Head to Lake Havasu, where you can be in two places at once as you straddle Arizona and California on the Colorado River. Or if you’re feeling adventurous, the scenic route to Sin City is due North along the Colorado. Stay tuned for updates as we expand to other lakes and rivers throughout Arizona.
Best time to visit Arizona marinas
The weather is best for boating in Arizona, get this, year round! Havasu is one of the best Bass lakes around March/April, and is known for its legendary raft ups as well as various watersport competitions throughout the year.
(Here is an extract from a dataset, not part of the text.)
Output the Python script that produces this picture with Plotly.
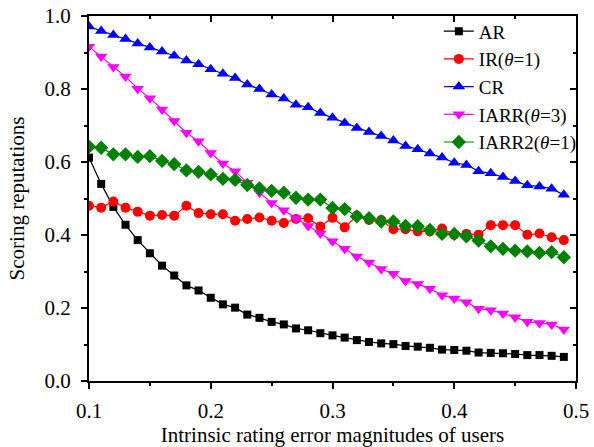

Lake Powell in the summer offers luxuriously warm waters, amazing sunsets, and no bugs.
With more than 300 sunny days a year, and consistent water levels in it’s largest lakes, Arizona is a boater's dream. (Definitely don’t forget your sunscreen!)
Some fun things to do around Arizona’s waterways
The Grand Canyon
We would be remiss if we didn't mention the Grand Canyon. Our earth only has 7 designated natural wonders, and this is one. Although not the longest nor steepest canyon in the world, it’s beautifully colored landscape makes it arguably the most beautiful and unique.
The Grand Canyon National Park encompasses 277 miles of the Colorado River and adjacent land, and the South Rim is open year round to visitors.
The Hoover Dam
The Hoover Dam controls the Colorado River, and bridges Arizona and Nevada. It was built during the Great Depression in 1935, by thousands of workers. It is a towering 700 feet high and over 1200 feet long. The dam's generators provide power for utilities in the states of Nevada, Arizona, and California. It is one of the greatest engineering feats in the world.
The Havasu Falls
The Havasu Falls are not the easiest attraction to get to, but for those that love the outdoors, they are not to be missed. For over 1,000 years the remote village of Supai, Arizona has been home to the Havasupai Tribe. The water from a hidden limestone aquifer cascades a distance of 100 feet, into shimmering pools of turquoise at the bottom, creating the falls. Since the falls sit on the Havasupai Indian Reservation— you'll need to buy a permit from the Havasupai Tribe and enjoy a vigorous 8 mile hike to access the area.
Interestingly, the United States Postal Service office in Supai transports all mail in and out of the reservation by mule train! Everything must make the trek either by foot or on horseback.